Re: [PATCH v3 0/9] Parallel CPU bringup for x86_64

From: Tom Lendacky
Date: Thu Dec 16 2021 - 17:52:45 EST


On 12/16/21 1:24 PM, David Woodhouse wrote:
On Thu, 2021-12-16 at 10:27 -0600, Tom Lendacky wrote:
On 12/15/21 8:56 AM, David Woodhouse wrote:
Doing the INIT/SIPI/SIPI in parallel for all APs and *then* waiting for
them shaves about 80% off the AP bringup time on a 96-thread socket
Skylake box (EC2 c5.metal) — from about 500ms to 100ms.

There are more wins to be had with further parallelisation, but this is
the simple part.

I applied this series and began booting a regular non-SEV guest and hit a
failure at 39 vCPUs. No panic or warning, just a reset and OVMF was
executing again. I'll try to debug what's going, but not sure how quickly
I'll arrive at anything.

Thanks for testing. This is working for me with BIOS and EFI boots in
qemu and real hardware but it's mostly been Intel so far. I'll try
harder on an AMD box.

On baremetal, I haven't seen an issue. This only seems to have a problem with Qemu/KVM.
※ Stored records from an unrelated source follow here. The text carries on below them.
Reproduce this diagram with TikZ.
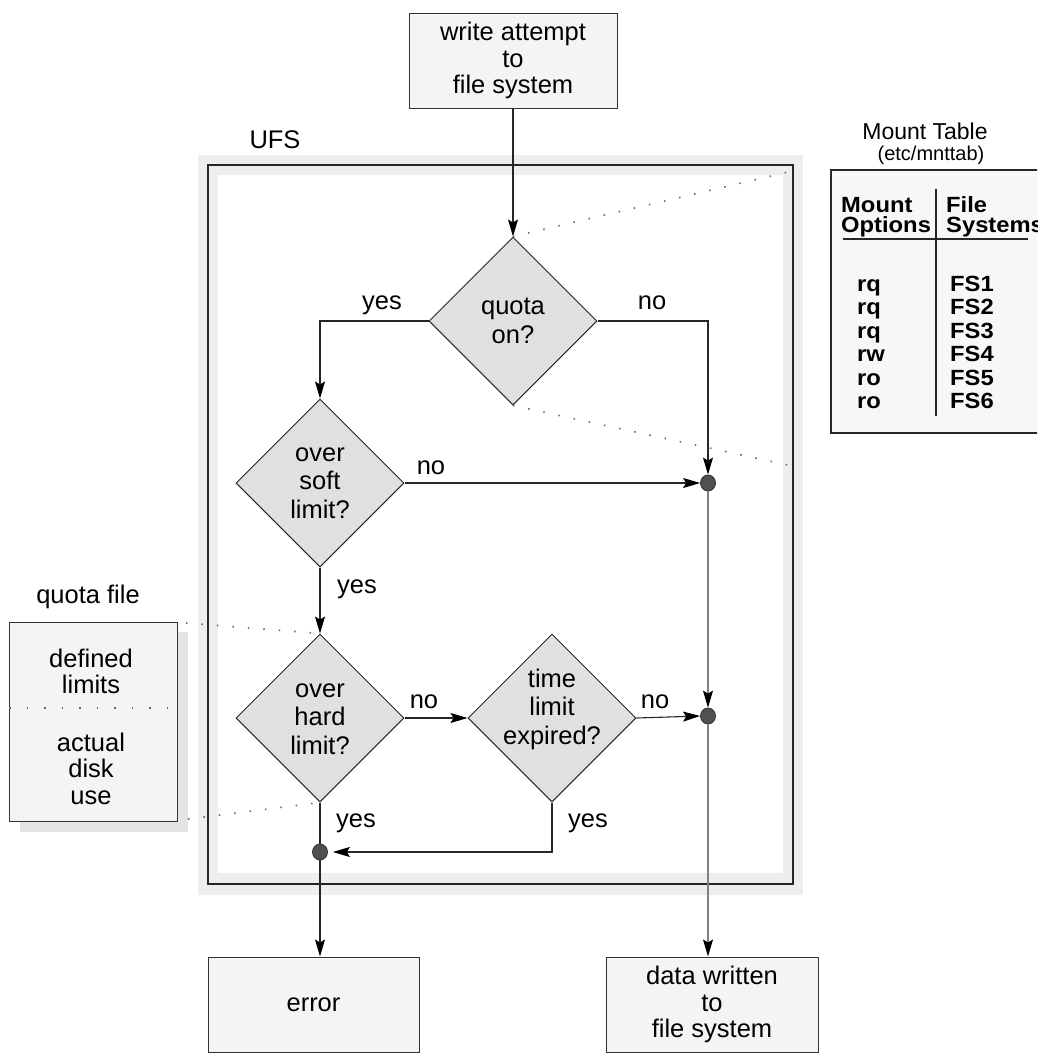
\documentclass[tikz,border=0pt]{standalone}
\usepackage{fontspec}
\setmainfont{Liberation Sans}
\newfontfamily\tblfont[FakeStretch=1.08]{Liberation Sans}
\usetikzlibrary{shapes.geometric,arrows.meta}
\definecolor{boxgray}{HTML}{F4F4F4}
\definecolor{diagray}{HTML}{E0E0E0}
\definecolor{bandgray}{HTML}{EEEEEE}
\definecolor{shadowgray}{HTML}{E4E4E4}
\definecolor{dotgray}{HTML}{505050}
\definecolor{tablefill}{HTML}{F7F7F7}
\begin{document}
\begin{tikzpicture}[x=1pt,y=-1pt,
  txt/.style={font=\fontsize{25.5}{28.5}\selectfont, align=center, inner sep=0pt},
  boxtxt/.style={font=\fontsize{25.5}{26.5}\selectfont, align=center},
  fbox/.style={draw=black!80, fill=boxgray, line width=1pt, inner sep=0pt, boxtxt},
  dia/.style={diamond, draw=black!85, fill=diagray, line width=1pt, minimum width=168pt, minimum height=168pt, inner sep=0pt},
  jdot/.style={ellipse, draw=black!80, fill=dotgray, minimum width=15pt, minimum height=16pt, inner sep=0pt, line width=0.8pt},
  flow/.style={draw=black!85, line width=1.1pt, -{Stealth[length=17pt,width=10pt,inset=3pt,color=black]}},
  plainl/.style={draw=black!85, line width=1.1pt},
  grayflow/.style={flow, draw=black!50},
  dotl/.style={draw=black!60, line width=1.6pt, dash pattern=on 1.5pt off 14pt},
  lbl/.style={font=\fontsize{25.5}{28.5}\selectfont, inner sep=0pt, anchor=base},
  tb/.style={font={\tblfont\bfseries\fontsize{22}{23.5}\selectfont}, inner sep=0pt, anchor=base west},
]
\useasboundingbox (0,0) rectangle (1037,1053);
\clip (0,0) rectangle (1037,1053);

% UFS frame
\fill[bandgray] (198,155) rectangle (803,895);
\fill[white] (218,175) rectangle (783,873);
\draw[black!85, line width=1.3pt] (208,165) rectangle (793,884);
\node[txt] (ufs) at (275,140) {UFS};

% boxes
\node[fbox, minimum width=208pt, minimum height=95pt] (start) at (513,60.5) {write attempt\\to\\file system};
\node[fbox, minimum width=211pt, minimum height=95pt] (err) at (313.5,1004.5) {error};
\node[fbox, minimum width=212pt, minimum height=95pt] (data) at (712,1004.5) {data written\\to\\file system};

% decisions
\node[dia] (q) at (513,321) {};
\node[txt] (qt) at (q) {quota\\on?};
\node[dia] (soft) at (320,483) {};
\node[txt] (softt) at (soft) {over\\soft\\limit?};
\node[dia] (hard) at (320,718) {};
\node[txt] (hardt) at (320,719) {over\\hard\\limit?};
\node[dia] (time) at (552,718) {};
\node[txt] (timet) at (552,709) {time\\limit\\expired?};

% junction dots
\node[jdot] (d1) at (708,483) {};
\node[jdot] (d2) at (708,716) {};
\node[jdot] (d3) at (320,852) {};

% connectors
\draw[flow] (start) -- (q.north);
\draw[flow] (q.west) -| (soft.north);
\draw[flow] (q.east) -| (d1.north);
\draw[flow] (soft.east) -- (d1.west);
\draw[flow] (soft.south) -- (hard.north);
\draw[flow] (hard.east) -- (time.west);
\draw[flow] (time.east) -- (d2.west);
\draw[grayflow] (d1.south) -- (d2.north);
\draw[flow, shorten >=5pt] (time.south) |- (d3.east);
\draw[plainl] (hard.south) -- (d3.north);
\draw[flow] (d3.south) -- (d3 |- err.north);
\draw[grayflow] (d2.south) -- (d2 |- data.north);

% connector labels
\node[lbl] (l1) at (382,309) {yes};
\node[lbl] (l2) at (652,309) {no};
\node[lbl] (l3) at (431,474) {no};
\node[lbl] (l4) at (357,593) {yes};
\node[lbl] (l5) at (424,708) {no};
\node[lbl] (l6) at (655,708) {no};
\node[lbl] (l7) at (356,827) {yes};
\node[lbl] (l8) at (588,827) {yes};

% quota file
\node[txt] (qfl) at (88,597) {quota file};
\fill[shadowgray] (20,632) rectangle (188,832);
\node[draw=black!80, fill=boxgray, line width=1pt, minimum width=168pt, minimum height=199pt, inner sep=0pt] (qf) at (93,721.5) {};
\draw[dotl, line width=1.3pt, dash pattern=on 1.5pt off 16pt] (9,708) -- (177,708);
\node[boxtxt] (qft1) at (91,671.5) {defined\\limits};
\node[boxtxt] (qft2) at (91,768.5) {actual\\disk\\use};
\coordinate (qfa) at (186,623);
\coordinate (qfb) at (188,819);
\draw[dotl] (qfa) -- (hard.north);
\draw[dotl] (qfb) -- (hard.south);

% mount table
\node[font=\fontsize{23}{25}\selectfont, inner sep=0pt] (mt) at (925,131) {Mount Table};
\node[font=\fontsize{20}{22}\selectfont, inner sep=0pt] (etc) at (931,155) {(etc/mnttab)};
\draw[black!85, fill=tablefill, line width=1.5pt] (831,170) rectangle (1050,433);
\coordinate (mta) at (797,170);
\coordinate (mtb) at (797,467);
\draw[dotl] (q.north) -- (mta);
\draw[dotl] (q.south) -- (mtb);
\draw[black!85, line width=1.2pt] (936,189) -- (936,416);
\draw[black!85, line width=1.2pt] (843,239) -- (1028,239);
\node[tb] (h1) at (841,212) {Mount};
\node[tb] (h2) at (841,232) {Options};
\node[tb] (h3) at (946,212) {File};
\node[tb] (h4) at (946,232) {Systems};
\foreach \o/\f [count=\i] in {rq/FS1,rq/FS2,rq/FS3,rw/FS4,ro/FS5,ro/FS6} {
  \node[tb] (o\i) at (857,{291+23.5*(\i-1)}) {\o};
  \node[tb] (f\i) at (950,{291+23.5*(\i-1)}) {\f};
}
\end{tikzpicture}
\end{document}
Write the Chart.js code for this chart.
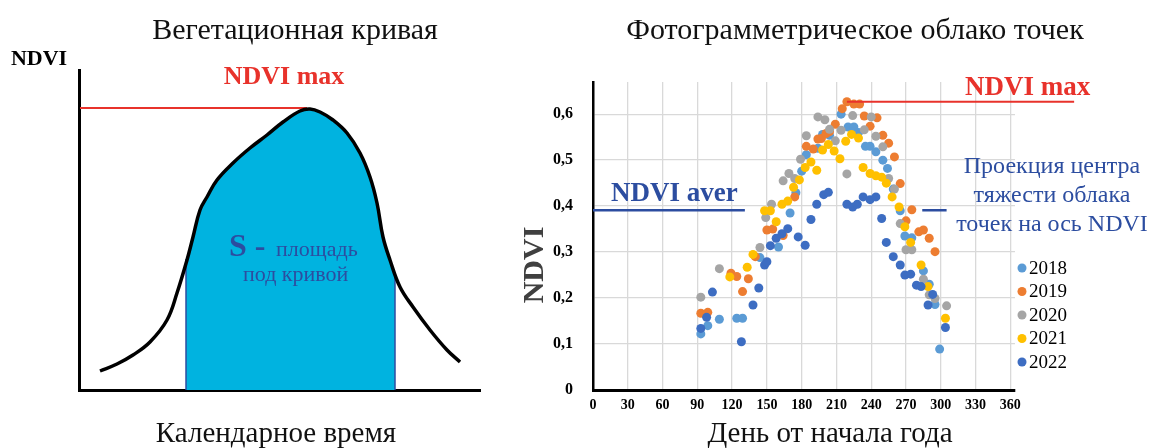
<!DOCTYPE html>
<html>
<head>
<meta charset="utf-8">
<script src="https://cdn.jsdelivr.net/npm/chart.js@4.4.1/dist/chart.umd.min.js"></script>
<style>
  html, body { margin: 0; padding: 0; background: #fff; }
  #wrap { position: relative; width: 1155px; height: 448px; overflow: hidden; font-family: 'Liberation Serif', serif; }
  canvas { position: absolute; left: 0; top: 0; }
  .cap { position: absolute; font-size: 29px; line-height: 29px; color: #111; white-space: nowrap; transform: translateX(-50%); }
  .cap.top { font-size: 30px; }
</style>
</head>
<body>
<div id="wrap">
  <canvas id="curveChart" width="1155" height="448"></canvas>
  <canvas id="cloudChart" width="1155" height="448"></canvas>
  <div class="cap top" style="left:295px; top:14px">Вегетационная кривая</div>
  <div class="cap top" style="left:855px; top:14px">Фотограмметрическое облако точек</div>
  <div class="cap" style="left:276px; top:418px">Календарное время</div>
  <div class="cap" style="left:830px; top:418px">День от начала года</div>
</div>
<script>
// left panel - schematic curve, arbitrary units
const curveTime = [21, 38, 54, 71, 88, 98, 108, 114, 121, 128, 138, 154, 171, 188, 204, 221, 231, 241, 254, 268, 281, 291, 298, 304, 311, 321, 334, 351, 368, 381];
const curveNdvi = [19, 26, 35, 48, 70, 97, 130, 153, 180, 193, 210, 227, 242, 255, 268, 279, 281, 278, 270, 257, 237, 213, 187, 153, 130, 103, 83, 60, 40, 28];
const areaFrom = 107;
const areaTo = 316;
const edgeTops = [131, 116];
const peakLevel = 282;
const peakLine = [1, 228];

// right panel - NDVI by day of year
const years = ['2018', '2019', '2020', '2021', '2022'];
const cloud2018 = [[93,0.122],[99,0.14],[109,0.154],[124,0.156],[129,0.156],[144,0.288],[160,0.311],[170,0.385],[175,0.429],[180,0.476],[184,0.512],[194,0.526],[198,0.556],[204,0.554],[214,0.6],[220,0.572],[225,0.572],[229,0.56],[235,0.53],[239,0.53],[244,0.518],[250,0.5],[254,0.482],[259,0.437],[265,0.39],[269,0.335],[275,0.331],[285,0.259],[290,0.23],[295,0.186],[299,0.089]];
const cloud2019 = [[93,0.167],[99,0.169],[119,0.254],[124,0.247],[129,0.214],[134,0.242],[140,0.29],[150,0.348],[155,0.35],[164,0.336],[174,0.42],[184,0.53],[190,0.524],[194,0.546],[197,0.547],[201,0.558],[204,0.562],[209,0.578],[215,0.612],[219,0.627],[225,0.622],[230,0.622],[234,0.596],[239,0.574],[245,0.592],[250,0.554],[255,0.537],[260,0.507],[265,0.449],[270,0.368],[275,0.392],[281,0.344],[285,0.348],[290,0.33],[295,0.301]];
const cloud2020 = [[93,0.202],[109,0.264],[144,0.31],[149,0.375],[154,0.404],[164,0.455],[169,0.471],[174,0.46],[179,0.502],[184,0.553],[194,0.594],[200,0.588],[204,0.567],[209,0.542],[214,0.565],[219,0.47],[224,0.597],[234,0.566],[240,0.594],[244,0.552],[250,0.529],[255,0.46],[260,0.437],[265,0.362],[270,0.305],[275,0.305],[285,0.241],[290,0.207],[295,0.199],[305,0.183]];
const cloud2021 = [[118,0.246],[133,0.267],[138,0.295],[148,0.39],[153,0.39],[158,0.366],[163,0.404],[168,0.411],[173,0.441],[178,0.457],[183,0.484],[188,0.496],[193,0.478],[198,0.522],[203,0.534],[208,0.52],[213,0.503],[218,0.541],[223,0.556],[229,0.548],[233,0.484],[239,0.471],[244,0.466],[249,0.463],[253,0.45],[258,0.42],[264,0.398],[269,0.355],[274,0.321],[283,0.272],[289,0.225],[304,0.156]];
const cloud2022 = [[93,0.134],[98,0.158],[103,0.213],[128,0.105],[138,0.185],[143,0.222],[148,0.272],[150,0.279],[153,0.314],[158,0.33],[163,0.34],[168,0.351],[177,0.333],[183,0.315],[188,0.371],[193,0.404],[199,0.425],[203,0.43],[219,0.404],[224,0.398],[228,0.404],[233,0.42],[239,0.414],[244,0.42],[249,0.373],[253,0.321],[259,0.29],[265,0.272],[269,0.25],[274,0.252],[279,0.228],[283,0.225],[289,0.185],[293,0.208],[304,0.136]];
const averNdvi = 0.391;
const averDays = [0, 131];
const averMarkDays = [284, 305];
const maxNdvi = 0.627;
const maxDays = [219, 415];

const yearColors = ['#5B9BD5', '#ED7D31', '#A5A5A5', '#FFC000', '#3D6DC2'];
const blue = '#2C4DA0';
const red = '#E8322B';
const cyan = '#00B3E0';
const serif = 'Liberation Serif';

// plain text on top of a chart, page pixel coords
function textPlugin(id, items) {
  return {
    id: id,
    afterDraw(chart) {
      const ctx = chart.ctx;
      items.forEach(n => {
        ctx.save();
        ctx.font = n.font;
        ctx.fillStyle = n.color;
        ctx.textAlign = n.align || 'left';
        ctx.textBaseline = n.baseline || 'alphabetic';
        ctx.translate(n.x, n.y);
        if (n.rotate) ctx.rotate(n.rotate);
        ctx.fillText(n.text, 0, 0);
        ctx.restore();
      });
    }
  };
}

// fill under the curve only between areaFrom and areaTo (hard-stop gradient)
function areaFill(c) {
  const chart = c.chart;
  const area = chart.chartArea;
  if (!area) return 'rgba(0,0,0,0)';
  const xs = chart.scales.x;
  const w = area.right - area.left;
  const f1 = (xs.getPixelForValue(areaFrom) - area.left) / w;
  const f2 = (xs.getPixelForValue(areaTo) - area.left) / w;
  const g = chart.ctx.createLinearGradient(area.left, 0, area.right, 0);
  g.addColorStop(0, 'rgba(0,179,224,0)');
  g.addColorStop(f1, 'rgba(0,179,224,0)');
  g.addColorStop(f1, cyan);
  g.addColorStop(f2, cyan);
  g.addColorStop(f2, 'rgba(0,179,224,0)');
  g.addColorStop(1, 'rgba(0,179,224,0)');
  return g;
}

const curvePts = curveTime.map((t, i) => ({ x: t, y: curveNdvi[i] }));

new Chart(document.getElementById('curveChart'), {
  type: 'line',
  data: {
    datasets: [
      { data: curvePts, borderColor: '#000', borderWidth: 3.5, pointRadius: 0, tension: 0.4, fill: 'origin', backgroundColor: areaFill, order: 0 },
      { data: peakLine.map(t => ({ x: t, y: peakLevel })), borderColor: red, borderWidth: 2, pointRadius: 0, order: 1 },
      { data: [{ x: areaFrom, y: 0 }, { x: areaFrom, y: edgeTops[0] }], borderColor: blue, borderWidth: 1.5, pointRadius: 0, order: 2 },
      { data: [{ x: areaTo, y: 0 }, { x: areaTo, y: edgeTops[1] }], borderColor: blue, borderWidth: 1.5, pointRadius: 0, order: 2 }
    ]
  },
  options: {
    responsive: false,
    animation: false,
    layout: { padding: { left: 79, top: 70, right: 675, bottom: 58 } },
    plugins: { legend: { display: false }, tooltip: { enabled: false }, filler: { drawTime: 'beforeDatasetsDraw' } },
    scales: {
      x: {
        type: 'linear', min: 0, max: 401,
        afterFit: s => { s.height = 0; },
        ticks: { display: false },
        grid: { display: false, drawTicks: false },
        border: { color: '#000', width: 3 }
      },
      y: {
        min: 0, max: 320,
        afterFit: s => { s.width = 0; },
        ticks: { display: false },
        grid: { display: false, drawTicks: false },
        border: { color: '#000', width: 3 }
      }
    }
  },
  plugins: [textPlugin('curveText', [
    { text: 'NDVI', x: 39, y: 65, font: 'bold 22px ' + serif, color: '#000', align: 'center' },
    { text: 'NDVI max', x: 284, y: 84, font: 'bold 26px ' + serif, color: red, align: 'center' },
    { text: 'S -', x: 229, y: 256, font: 'bold 32px ' + serif, color: blue },
    { text: 'площадь', x: 276, y: 256, font: '22px ' + serif, color: blue },
    { text: 'под кривой', x: 243, y: 281, font: '22px ' + serif, color: blue }
  ])]
});

const clouds = [cloud2018, cloud2019, cloud2020, cloud2021, cloud2022];
const cloudSets = clouds.map((c, i) => ({
  label: years[i],
  data: c.map(p => ({ x: p[0], y: p[1] })),
  backgroundColor: yearColors[i],
  borderWidth: 0,
  pointRadius: 4.5,
  order: 5 - i
}));

const lineSet = (days, level, color, width) => ({
  data: days.map(d => ({ x: d, y: level })),
  showLine: true, borderColor: color, borderWidth: width,
  pointRadius: 0, clip: false, order: 0
});

const cloudLegend = {
  id: 'cloudLegend',
  afterDraw(chart) {
    const ctx = chart.ctx;
    ctx.save();
    ctx.font = '19px ' + serif;
    ctx.textBaseline = 'middle';
    years.forEach((y, i) => {
      const cy = 268 + i * 23.5;
      ctx.fillStyle = yearColors[i];
      ctx.beginPath();
      ctx.arc(1022, cy, 4.5, 0, Math.PI * 2);
      ctx.fill();
      ctx.fillStyle = '#000';
      ctx.fillText(y, 1029, cy + 1);
    });
    ctx.restore();
  }
};

new Chart(document.getElementById('cloudChart'), {
  type: 'scatter',
  data: {
    datasets: cloudSets.concat([
      lineSet(averDays, averNdvi, blue, 2.5),
      lineSet(averMarkDays, averNdvi, blue, 2.5),
      lineSet(maxDays, maxNdvi, red, 2)
    ])
  },
  options: {
    responsive: false,
    animation: false,
    layout: { padding: { left: 500, top: 82, right: 140, bottom: 0 } },
    plugins: { legend: { display: false }, tooltip: { enabled: false } },
    scales: {
      x: {
        type: 'linear', min: 0, max: 364,
        afterFit: s => { s.height = 58; },
        ticks: { stepSize: 30, includeBounds: false, padding: 7, color: '#000', font: { family: serif, size: 14, weight: 'bold' } },
        grid: { color: '#D9D9D9', lineWidth: 1.3, drawTicks: false },
        border: { color: '#000', width: 3 }
      },
      y: {
        min: 0, max: 0.67,
        afterFit: s => { s.width = 93; },
        ticks: {
          stepSize: 0.1, includeBounds: false, padding: 20, color: '#000',
          font: { family: serif, size: 16, weight: 'bold' },
          callback: v => v === 0 ? '0' : v.toFixed(1).replace('.', ',')
        },
        grid: { color: '#D9D9D9', lineWidth: 1.3, drawTicks: false },
        border: { color: '#000', width: 2.5 }
      }
    }
  },
  plugins: [cloudLegend, textPlugin('cloudText', [
    { text: 'NDVI', x: 535, y: 265, font: 'bold 30px ' + serif, color: '#404040', align: 'center', baseline: 'middle', rotate: -Math.PI / 2 },
    { text: 'NDVI aver', x: 611, y: 201, font: 'bold 27px ' + serif, color: blue },
    { text: 'NDVI max', x: 965, y: 95, font: 'bold 27px ' + serif, color: red },
    { text: 'Проекция центра', x: 1052, y: 173, font: '24px ' + serif, color: blue, align: 'center' },
    { text: 'тяжести облака', x: 1052, y: 202, font: '24px ' + serif, color: blue, align: 'center' },
    { text: 'точек на ось NDVI', x: 1052, y: 231, font: '24px ' + serif, color: blue, align: 'center' }
  ])]
});
</script>
</body>
</html>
With 191f08997577 I could boot without issues with and without the no_parallel_bringup. Only after I applied e78fa57dd642 did the failure happen.

With e78fa57dd642 I could boot 64 vCPUs pretty consistently, but when I jumped to 128 vCPUs it failed again. When I moved the series to df9726cb7178, then 64 vCPUs also failed pretty consistently.

Strange thing is it is random. Sometimes (rarely) it works on the first boot and then sometimes it doesn't, at which point it will reset and reboot 3 or 4 times and then make it past the failure and fully boot.


Anything else special about your setup, kernel config or qemu
invocation that might help me reproduce?

Shouldn't be anything special that I'm aware of:
- EPYC 3rd Gen (Milan)
- Qemu 6.1.0
- OVMF edk2-stable202111

The qemu command line is:
qemu-system-x86_64 -enable-kvm -cpu EPYC,host-phys-bits=true -smp 128 -m 1G -machine type=q35 -drive if=pflash,format=raw,unit=0,file=/root/kernels/qemu-install/OVMF_CODE.fd,readonly=on -drive if=pflash,format=raw,unit=1,file=./diskless.fd -nographic -kernel /root/kernels/linux-build-x86_64/arch/x86/boot/bzImage -append "console=ttyS0,115200n8" -monitor pty -monitor unix:monitor,server,nowait

I can send the kernel config to you offlist if you're unable to repro with yours.


If it can repro without KVM, 'qemu -d in_asm' can be extremely useful
for this kind of thing btw.

I didn't repro the failure without KVM.

Thanks,
Tom